- WORK INSTRUCTIONS
Pull every line containing "page" out of the material below.

- SUPPLIED DATA
------------------------------------------------------------------------

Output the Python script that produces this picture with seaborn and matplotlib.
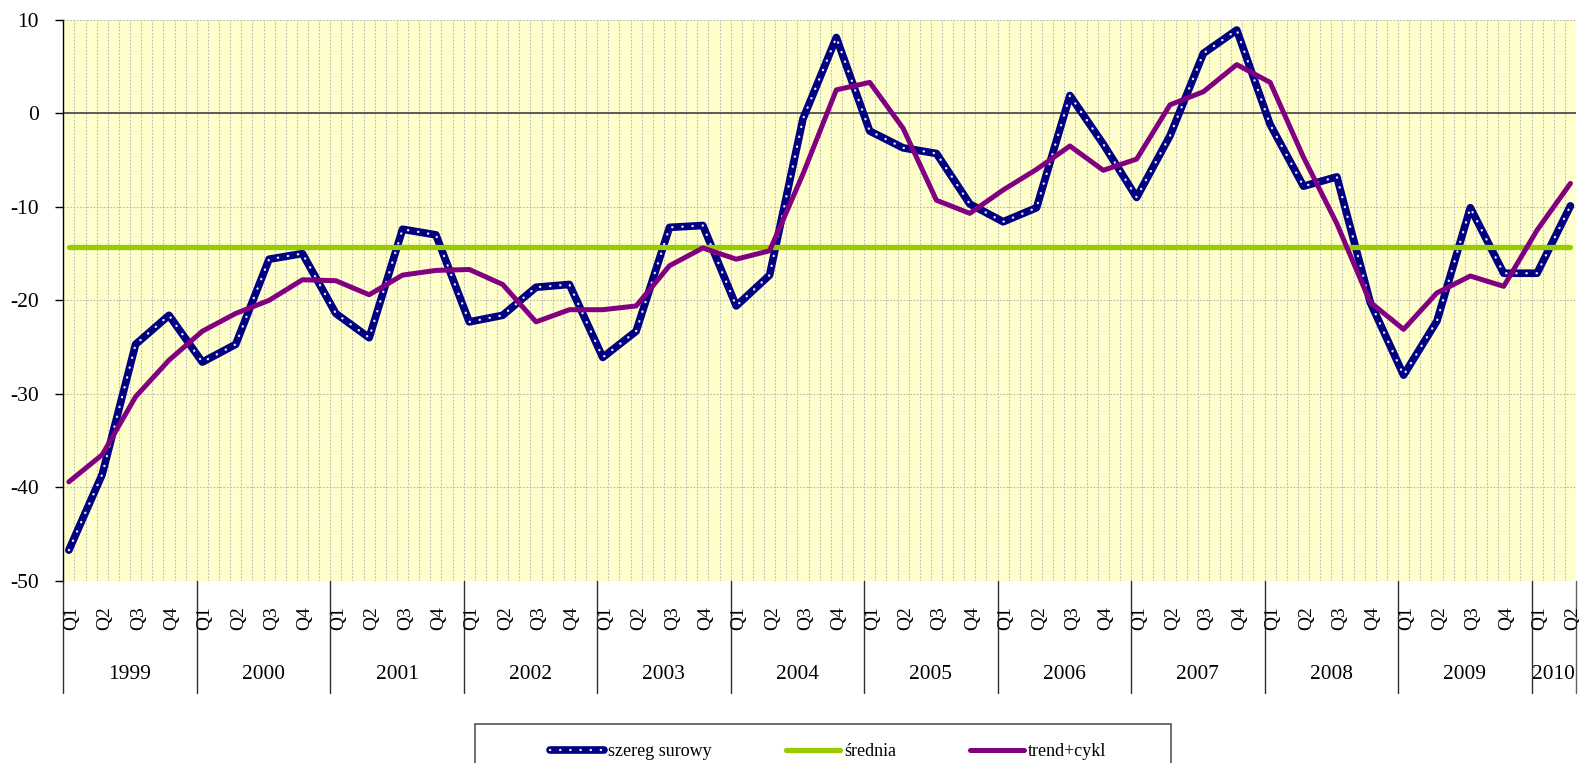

------------------------------------------------------------------------

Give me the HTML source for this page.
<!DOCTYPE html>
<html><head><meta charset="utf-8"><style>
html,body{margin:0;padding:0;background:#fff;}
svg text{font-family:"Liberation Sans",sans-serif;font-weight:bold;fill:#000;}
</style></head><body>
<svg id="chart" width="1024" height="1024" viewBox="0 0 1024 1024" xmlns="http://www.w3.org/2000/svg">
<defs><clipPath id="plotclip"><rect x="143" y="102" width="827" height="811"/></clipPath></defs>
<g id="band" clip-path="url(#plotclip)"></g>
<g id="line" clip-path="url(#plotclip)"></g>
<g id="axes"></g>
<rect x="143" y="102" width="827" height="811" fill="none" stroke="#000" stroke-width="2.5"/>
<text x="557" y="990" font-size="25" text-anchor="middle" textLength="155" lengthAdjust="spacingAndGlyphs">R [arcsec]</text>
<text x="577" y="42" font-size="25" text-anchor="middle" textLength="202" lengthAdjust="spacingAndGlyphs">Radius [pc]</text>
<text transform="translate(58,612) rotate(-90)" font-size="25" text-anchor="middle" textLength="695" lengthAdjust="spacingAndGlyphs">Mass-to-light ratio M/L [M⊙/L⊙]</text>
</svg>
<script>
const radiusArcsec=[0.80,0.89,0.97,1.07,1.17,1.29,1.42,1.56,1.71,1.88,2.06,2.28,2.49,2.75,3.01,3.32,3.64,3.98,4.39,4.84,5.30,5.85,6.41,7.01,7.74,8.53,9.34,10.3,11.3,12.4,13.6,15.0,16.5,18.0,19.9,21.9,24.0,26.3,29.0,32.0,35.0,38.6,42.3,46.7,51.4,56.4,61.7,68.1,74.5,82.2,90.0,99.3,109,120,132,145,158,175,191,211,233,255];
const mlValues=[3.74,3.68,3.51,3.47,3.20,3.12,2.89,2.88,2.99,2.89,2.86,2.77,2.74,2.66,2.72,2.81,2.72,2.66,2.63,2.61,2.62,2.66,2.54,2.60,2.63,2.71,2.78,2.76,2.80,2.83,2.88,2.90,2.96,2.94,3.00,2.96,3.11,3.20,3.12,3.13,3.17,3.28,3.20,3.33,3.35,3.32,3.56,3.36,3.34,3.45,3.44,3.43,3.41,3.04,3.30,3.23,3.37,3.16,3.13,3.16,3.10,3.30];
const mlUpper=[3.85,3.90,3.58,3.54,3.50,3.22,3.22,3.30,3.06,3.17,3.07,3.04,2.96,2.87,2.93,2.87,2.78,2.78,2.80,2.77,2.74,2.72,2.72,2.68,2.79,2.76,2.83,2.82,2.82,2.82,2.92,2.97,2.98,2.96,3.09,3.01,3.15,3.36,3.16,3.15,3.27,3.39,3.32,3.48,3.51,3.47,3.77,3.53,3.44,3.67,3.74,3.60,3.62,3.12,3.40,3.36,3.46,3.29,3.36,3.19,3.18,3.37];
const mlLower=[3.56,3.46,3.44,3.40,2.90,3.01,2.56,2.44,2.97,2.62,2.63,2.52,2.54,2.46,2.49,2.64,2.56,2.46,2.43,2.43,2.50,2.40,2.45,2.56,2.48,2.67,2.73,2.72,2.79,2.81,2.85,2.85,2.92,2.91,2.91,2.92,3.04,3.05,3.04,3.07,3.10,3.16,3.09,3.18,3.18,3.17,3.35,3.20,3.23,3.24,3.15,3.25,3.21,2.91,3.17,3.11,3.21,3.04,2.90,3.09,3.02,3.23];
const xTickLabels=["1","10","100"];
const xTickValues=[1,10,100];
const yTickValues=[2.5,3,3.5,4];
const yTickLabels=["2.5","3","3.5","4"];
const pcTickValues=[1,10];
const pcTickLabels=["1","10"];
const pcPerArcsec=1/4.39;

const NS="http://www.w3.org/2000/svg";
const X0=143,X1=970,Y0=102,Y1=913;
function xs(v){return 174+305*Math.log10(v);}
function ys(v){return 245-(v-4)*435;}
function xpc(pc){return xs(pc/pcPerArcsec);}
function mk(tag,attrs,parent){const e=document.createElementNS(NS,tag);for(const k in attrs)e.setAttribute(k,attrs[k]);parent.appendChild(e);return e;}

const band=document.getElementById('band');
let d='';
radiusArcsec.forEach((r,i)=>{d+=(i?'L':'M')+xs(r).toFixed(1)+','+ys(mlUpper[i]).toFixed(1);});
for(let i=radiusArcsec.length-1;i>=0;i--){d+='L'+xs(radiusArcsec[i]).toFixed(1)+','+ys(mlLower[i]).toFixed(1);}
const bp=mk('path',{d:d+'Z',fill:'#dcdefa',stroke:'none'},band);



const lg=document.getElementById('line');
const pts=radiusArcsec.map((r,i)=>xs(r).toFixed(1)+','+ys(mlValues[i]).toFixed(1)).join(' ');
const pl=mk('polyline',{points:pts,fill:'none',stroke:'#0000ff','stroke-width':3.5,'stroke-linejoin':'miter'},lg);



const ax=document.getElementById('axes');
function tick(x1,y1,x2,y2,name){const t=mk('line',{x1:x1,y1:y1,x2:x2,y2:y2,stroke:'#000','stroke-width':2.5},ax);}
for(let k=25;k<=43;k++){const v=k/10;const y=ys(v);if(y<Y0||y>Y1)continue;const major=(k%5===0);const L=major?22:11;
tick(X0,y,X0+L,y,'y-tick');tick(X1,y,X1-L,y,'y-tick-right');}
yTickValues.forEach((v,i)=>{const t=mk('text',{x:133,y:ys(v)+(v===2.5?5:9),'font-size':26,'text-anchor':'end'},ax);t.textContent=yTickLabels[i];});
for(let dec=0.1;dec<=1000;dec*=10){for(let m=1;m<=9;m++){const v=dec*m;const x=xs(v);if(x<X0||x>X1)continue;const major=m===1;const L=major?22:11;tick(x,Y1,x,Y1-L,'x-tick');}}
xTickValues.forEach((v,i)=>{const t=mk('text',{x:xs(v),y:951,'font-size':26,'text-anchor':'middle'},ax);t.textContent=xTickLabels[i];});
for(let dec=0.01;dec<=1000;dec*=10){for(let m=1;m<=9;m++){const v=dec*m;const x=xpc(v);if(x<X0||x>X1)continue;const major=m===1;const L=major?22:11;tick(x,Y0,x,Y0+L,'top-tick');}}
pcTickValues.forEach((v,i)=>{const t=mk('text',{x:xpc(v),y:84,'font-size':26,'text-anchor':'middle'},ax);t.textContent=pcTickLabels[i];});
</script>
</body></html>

------------------------------------------------------------------------

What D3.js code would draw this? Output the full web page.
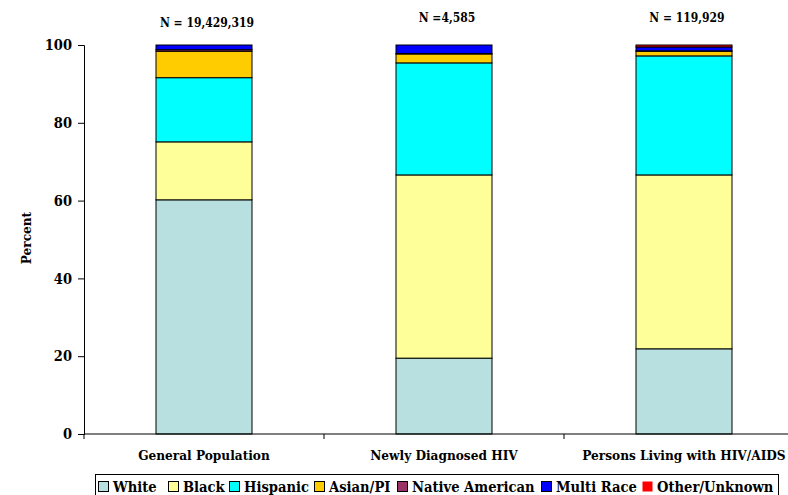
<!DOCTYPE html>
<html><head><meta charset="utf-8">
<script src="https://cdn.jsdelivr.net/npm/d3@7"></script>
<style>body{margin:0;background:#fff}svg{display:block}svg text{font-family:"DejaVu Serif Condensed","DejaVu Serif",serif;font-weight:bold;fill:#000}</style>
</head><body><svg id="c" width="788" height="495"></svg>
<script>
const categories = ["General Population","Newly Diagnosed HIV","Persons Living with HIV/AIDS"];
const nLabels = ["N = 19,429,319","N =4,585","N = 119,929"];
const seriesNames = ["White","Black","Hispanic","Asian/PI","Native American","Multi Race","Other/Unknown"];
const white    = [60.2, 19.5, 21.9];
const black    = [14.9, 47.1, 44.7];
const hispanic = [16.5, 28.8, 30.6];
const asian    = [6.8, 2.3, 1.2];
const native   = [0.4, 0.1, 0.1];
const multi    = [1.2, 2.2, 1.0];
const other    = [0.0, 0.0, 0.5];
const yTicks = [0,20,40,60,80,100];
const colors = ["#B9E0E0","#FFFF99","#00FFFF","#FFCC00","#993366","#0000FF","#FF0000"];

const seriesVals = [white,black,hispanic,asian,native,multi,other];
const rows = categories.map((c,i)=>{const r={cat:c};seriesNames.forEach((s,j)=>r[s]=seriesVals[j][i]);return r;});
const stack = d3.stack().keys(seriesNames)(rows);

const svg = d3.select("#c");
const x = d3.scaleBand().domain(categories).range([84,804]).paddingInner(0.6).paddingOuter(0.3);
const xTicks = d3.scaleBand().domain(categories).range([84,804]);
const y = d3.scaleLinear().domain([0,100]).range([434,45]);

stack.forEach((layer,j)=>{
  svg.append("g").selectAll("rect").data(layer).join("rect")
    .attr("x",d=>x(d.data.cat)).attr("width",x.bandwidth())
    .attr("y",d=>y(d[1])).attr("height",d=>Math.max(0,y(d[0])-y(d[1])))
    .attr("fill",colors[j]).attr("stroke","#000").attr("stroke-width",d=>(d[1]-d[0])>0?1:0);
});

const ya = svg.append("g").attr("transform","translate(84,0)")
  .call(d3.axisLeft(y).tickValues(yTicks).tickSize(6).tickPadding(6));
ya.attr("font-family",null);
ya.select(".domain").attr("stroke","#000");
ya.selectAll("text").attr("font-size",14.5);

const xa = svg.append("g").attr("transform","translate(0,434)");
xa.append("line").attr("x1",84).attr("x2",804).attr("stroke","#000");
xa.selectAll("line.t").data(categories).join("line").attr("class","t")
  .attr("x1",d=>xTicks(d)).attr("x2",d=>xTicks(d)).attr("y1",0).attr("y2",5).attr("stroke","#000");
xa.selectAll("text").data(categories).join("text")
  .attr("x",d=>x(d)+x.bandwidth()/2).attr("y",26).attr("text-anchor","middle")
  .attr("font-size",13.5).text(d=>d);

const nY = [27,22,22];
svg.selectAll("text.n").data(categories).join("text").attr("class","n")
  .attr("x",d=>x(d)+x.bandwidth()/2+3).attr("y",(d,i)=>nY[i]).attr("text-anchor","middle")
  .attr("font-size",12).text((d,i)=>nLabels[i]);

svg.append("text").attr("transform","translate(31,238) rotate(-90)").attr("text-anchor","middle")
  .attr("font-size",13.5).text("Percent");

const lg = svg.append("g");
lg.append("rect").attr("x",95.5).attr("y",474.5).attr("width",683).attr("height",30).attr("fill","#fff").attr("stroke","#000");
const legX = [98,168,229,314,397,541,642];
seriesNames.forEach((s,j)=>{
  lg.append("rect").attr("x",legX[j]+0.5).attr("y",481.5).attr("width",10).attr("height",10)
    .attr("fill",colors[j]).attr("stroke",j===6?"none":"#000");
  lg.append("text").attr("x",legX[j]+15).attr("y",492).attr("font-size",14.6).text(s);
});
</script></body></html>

------------------------------------------------------------------------

- ANSWER IN FULL
Give me the HTML source for this page.
What D3.js code would draw this? Output the full web page.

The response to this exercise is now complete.